Early provisional governing administrations of Soviet regions

A revolutionary committee or revkom (Революционный комитет, ревком) were Bolshevik-led organizations in Soviet Russia and other Soviet republics established to serve as provisional governments and temporary Soviet administrations in territories under the control of the Red Army in 1918–1920, during the Russian Civil War and foreign military intervention. The forms of their work were inherited from Military Revolutionary Committees of the Russian Revolution of 1917. The name was borrowed from the history of the French Revolution, where comités révolutionnaires were created, the superior ones being the Committee of Public Safety and Committee of General Security.

Revolutionary committees were often created in anticipation of the advances of the Red Army. In some cases they were created in places remote from the intended place of action, as was the case with the Provisional Polish Revolutionary Committee. In other cases they were created underground from local populations under the guidance of Bolsheviks, subsequently organizing an insurgency and then inviting the Red Army for help, as in the case of the Azerbaijani Revkom, which seized power in Baku when English troops were evacuated and then asked Moscow for help.

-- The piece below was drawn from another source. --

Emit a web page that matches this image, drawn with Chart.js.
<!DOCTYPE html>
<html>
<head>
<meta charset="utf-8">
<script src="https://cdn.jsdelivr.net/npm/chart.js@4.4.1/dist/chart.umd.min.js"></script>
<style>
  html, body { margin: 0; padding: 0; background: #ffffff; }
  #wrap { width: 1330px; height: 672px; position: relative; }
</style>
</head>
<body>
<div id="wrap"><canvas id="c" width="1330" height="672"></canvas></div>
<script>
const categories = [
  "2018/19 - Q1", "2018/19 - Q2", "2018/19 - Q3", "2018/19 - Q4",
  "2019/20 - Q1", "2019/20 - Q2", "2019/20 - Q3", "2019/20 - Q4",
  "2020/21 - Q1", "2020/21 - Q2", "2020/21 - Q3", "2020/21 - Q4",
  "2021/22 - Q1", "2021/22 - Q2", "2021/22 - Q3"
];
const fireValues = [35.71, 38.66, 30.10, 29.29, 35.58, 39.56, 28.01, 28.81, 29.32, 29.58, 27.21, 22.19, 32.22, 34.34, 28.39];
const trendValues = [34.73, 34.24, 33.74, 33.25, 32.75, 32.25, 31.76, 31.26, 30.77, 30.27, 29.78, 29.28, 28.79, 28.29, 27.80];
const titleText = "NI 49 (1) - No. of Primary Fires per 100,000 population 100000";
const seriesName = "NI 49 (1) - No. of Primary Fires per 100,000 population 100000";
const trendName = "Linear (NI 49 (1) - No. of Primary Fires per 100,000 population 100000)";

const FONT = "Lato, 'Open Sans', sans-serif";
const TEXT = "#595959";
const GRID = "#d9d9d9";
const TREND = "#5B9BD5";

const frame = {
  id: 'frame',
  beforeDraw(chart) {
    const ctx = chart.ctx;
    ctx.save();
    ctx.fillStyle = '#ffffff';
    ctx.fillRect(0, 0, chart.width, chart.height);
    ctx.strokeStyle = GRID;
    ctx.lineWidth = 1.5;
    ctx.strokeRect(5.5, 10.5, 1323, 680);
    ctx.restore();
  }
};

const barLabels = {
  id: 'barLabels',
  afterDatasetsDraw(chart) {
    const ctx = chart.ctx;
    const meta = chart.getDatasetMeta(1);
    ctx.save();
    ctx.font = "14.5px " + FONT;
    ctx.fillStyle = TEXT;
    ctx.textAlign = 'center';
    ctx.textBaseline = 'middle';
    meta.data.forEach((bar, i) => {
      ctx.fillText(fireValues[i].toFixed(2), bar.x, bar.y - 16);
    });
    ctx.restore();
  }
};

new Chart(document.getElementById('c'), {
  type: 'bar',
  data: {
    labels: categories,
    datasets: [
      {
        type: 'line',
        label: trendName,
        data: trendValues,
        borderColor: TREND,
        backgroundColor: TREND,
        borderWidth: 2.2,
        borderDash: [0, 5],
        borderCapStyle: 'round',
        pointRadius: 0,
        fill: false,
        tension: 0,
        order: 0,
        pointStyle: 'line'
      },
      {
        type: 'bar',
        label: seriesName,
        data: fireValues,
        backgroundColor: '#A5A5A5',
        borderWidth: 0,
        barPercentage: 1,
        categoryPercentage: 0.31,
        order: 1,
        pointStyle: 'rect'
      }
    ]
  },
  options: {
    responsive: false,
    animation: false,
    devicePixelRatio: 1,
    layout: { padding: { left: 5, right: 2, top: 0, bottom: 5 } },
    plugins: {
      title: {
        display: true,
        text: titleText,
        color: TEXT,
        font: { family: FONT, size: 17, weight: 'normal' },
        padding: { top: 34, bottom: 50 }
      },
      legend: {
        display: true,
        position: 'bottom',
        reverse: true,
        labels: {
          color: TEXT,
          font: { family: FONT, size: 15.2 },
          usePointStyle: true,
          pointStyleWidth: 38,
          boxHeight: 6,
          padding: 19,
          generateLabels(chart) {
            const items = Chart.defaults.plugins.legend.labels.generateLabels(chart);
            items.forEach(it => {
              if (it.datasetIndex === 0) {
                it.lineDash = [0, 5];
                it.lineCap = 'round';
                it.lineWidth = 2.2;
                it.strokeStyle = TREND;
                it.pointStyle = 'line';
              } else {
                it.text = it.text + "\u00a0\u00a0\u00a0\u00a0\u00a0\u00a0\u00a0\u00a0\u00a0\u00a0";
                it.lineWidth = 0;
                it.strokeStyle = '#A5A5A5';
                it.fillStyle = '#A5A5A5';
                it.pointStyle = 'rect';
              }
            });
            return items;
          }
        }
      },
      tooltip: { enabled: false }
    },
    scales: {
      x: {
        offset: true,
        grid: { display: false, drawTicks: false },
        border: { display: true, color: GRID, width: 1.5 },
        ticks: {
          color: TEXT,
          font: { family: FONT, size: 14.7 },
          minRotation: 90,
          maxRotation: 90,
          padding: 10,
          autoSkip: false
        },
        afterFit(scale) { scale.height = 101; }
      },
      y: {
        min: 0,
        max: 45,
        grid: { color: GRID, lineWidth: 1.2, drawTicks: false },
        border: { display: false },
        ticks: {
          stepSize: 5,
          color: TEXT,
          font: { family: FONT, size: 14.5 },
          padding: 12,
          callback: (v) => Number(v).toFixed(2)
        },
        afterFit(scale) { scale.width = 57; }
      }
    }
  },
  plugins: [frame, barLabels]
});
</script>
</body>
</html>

Some revkoms were successful, while others were not.

There were different levels of revkoms, according to the administrative divisions: republican, inherited from the Russian Empire (guberniya, uyezd, volost), and at the grassroots level rural revkoms.

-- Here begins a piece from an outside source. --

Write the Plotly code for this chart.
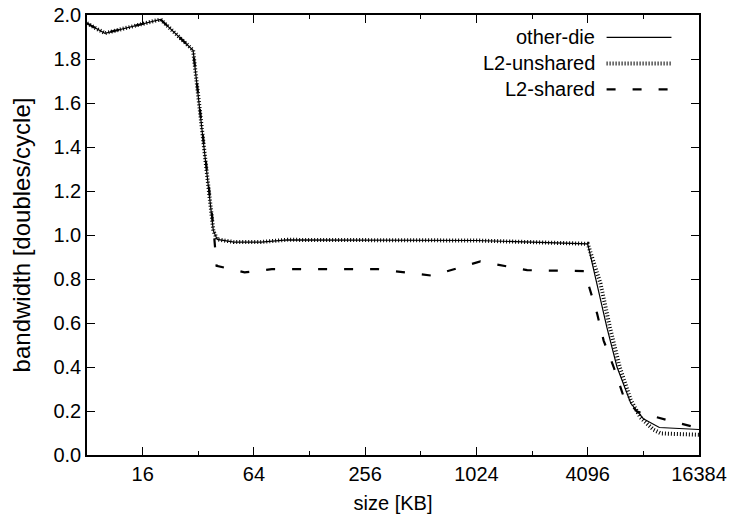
import plotly.graph_objects as go

# ---- data ----
size_other = [8, 10, 20, 30, 38.6, 40.5, 50, 70, 97, 1024, 4096,
              4600, 5200, 5900, 7000, 8192, 9000, 10000, 16384]
bw_other = [1.962, 1.917, 1.98, 1.84, 1.02, 0.98, 0.968, 0.968, 0.978, 0.975, 0.96,
            0.78, 0.58, 0.40, 0.235, 0.165, 0.145, 0.125, 0.116]

size_unshared = [8, 10, 20, 30, 38.6, 40.5, 50, 70, 97, 1024, 4096,
                 4800, 5400, 6100, 7000, 7900, 9300, 10200, 16384]
bw_unshared = [1.962, 1.917, 1.98, 1.84, 1.02, 0.98, 0.968, 0.968, 0.978, 0.975, 0.96,
               0.78, 0.58, 0.40, 0.25, 0.17, 0.115, 0.098, 0.092]

size_shared = [8, 10, 20, 30, 38.6, 40.2, 57, 80, 300, 385, 590, 1075, 1926, 3930,
               4231, 4600, 4995, 5658, 6408, 7575, 11400, 16384]
bw_shared = [1.962, 1.917, 1.98, 1.84, 1.04, 0.86, 0.83, 0.845, 0.845, 0.835, 0.815, 0.88, 0.84, 0.836,
             0.75, 0.644, 0.52, 0.40, 0.265, 0.197, 0.155, 0.122]

series_names = ["other-die", "L2-unshared", "L2-shared"]
major_ticks = [16, 64, 256, 1024, 4096, 16384]
minor_ticks = [32, 128, 512, 2048, 8192]
y_ticks = [0.0, 0.2, 0.4, 0.6, 0.8, 1.0, 1.2, 1.4, 1.6, 1.8, 2.0]

FONT = "Liberation Sans, Arial, Helvetica, sans-serif"
FS = 20

styles = [
    dict(color="black", width=1.2, dash="solid"),
    dict(color="black", width=4, dash="1px,2px"),
    dict(color="black", width=2.2, dash="9px,17px"),
]

fig = go.Figure()
for xs, ys, name, st in zip([size_other, size_unshared, size_shared],
                            [bw_other, bw_unshared, bw_shared],
                            series_names, styles):
    fig.add_trace(go.Scatter(x=xs, y=ys, mode="lines", name=name,
                             line=st, showlegend=False))

# legend (text left, sample right, like gnuplot)
leg_y = [0.949, 0.890, 0.831]
for name, st, yy in zip(series_names, styles, leg_y):
    fig.add_annotation(x=0.834, y=yy, xref="paper", yref="paper", text=name,
                       showarrow=False, xanchor="right", yanchor="middle",
                       font=dict(family=FONT, size=FS, color="black"))
    fig.add_shape(type="line", xref="paper", yref="paper",
                  x0=0.849, x1=0.955, y0=yy, y1=yy,
                  line=dict(color="black", width=st["width"], dash=st["dash"]))

axis_common = dict(
    showline=True, linecolor="black", linewidth=1.5, mirror="ticks",
    ticks="inside", tickcolor="black", tickwidth=1, ticklen=8,
    showgrid=False, zeroline=False, automargin=False,
    tickfont=dict(family=FONT, size=FS, color="black"),
)

fig.update_xaxes(
    type="log", range=[0.90309, 4.21442],
    tickmode="array", tickvals=major_ticks, ticktext=[str(v) for v in major_ticks],
    minor=dict(tickmode="array", tickvals=minor_ticks, ticks="inside",
               ticklen=4, tickcolor="black", showgrid=False),
    title=dict(text="size [KB]", font=dict(family=FONT, size=FS, color="black"), standoff=12),
    **axis_common,
)
fig.update_yaxes(
    range=[0, 2.0], tickmode="array", tickvals=y_ticks,
    ticktext=[f"{v:.1f}" for v in y_ticks],
    title=dict(text="bandwidth [doubles/cycle]", font=dict(family=FONT, size=24, color="black"), standoff=16),
    **axis_common,
)

fig.update_layout(
    width=735, height=515,
    margin=dict(l=87, r=36, t=15, b=60),
    paper_bgcolor="white", plot_bgcolor="white",
    font=dict(family=FONT, size=FS, color="black"),
)

fig.write_html("out.html")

According to the decree of VTsIK (central Soviet legislative body), On Revolutionary Committees (October 24, 1919), there were three major types of revkoms:
- in areas taken over by the Red Army
- in front areas
- in rear areas

In most territories all lower level revkoms were abolished by January 1920, with some exceptions:
- in 1920: in Arkhangelsk guberniya (February–April), in Volga Germans area (February), in Central Asia, Ukraine, Kuban, Belarus, Dagestan, Azerbaijan.
- in 1921: Armenia, Georgia
- in Siberia, Siberian Revkom (Sibrevkom) existed until 1925.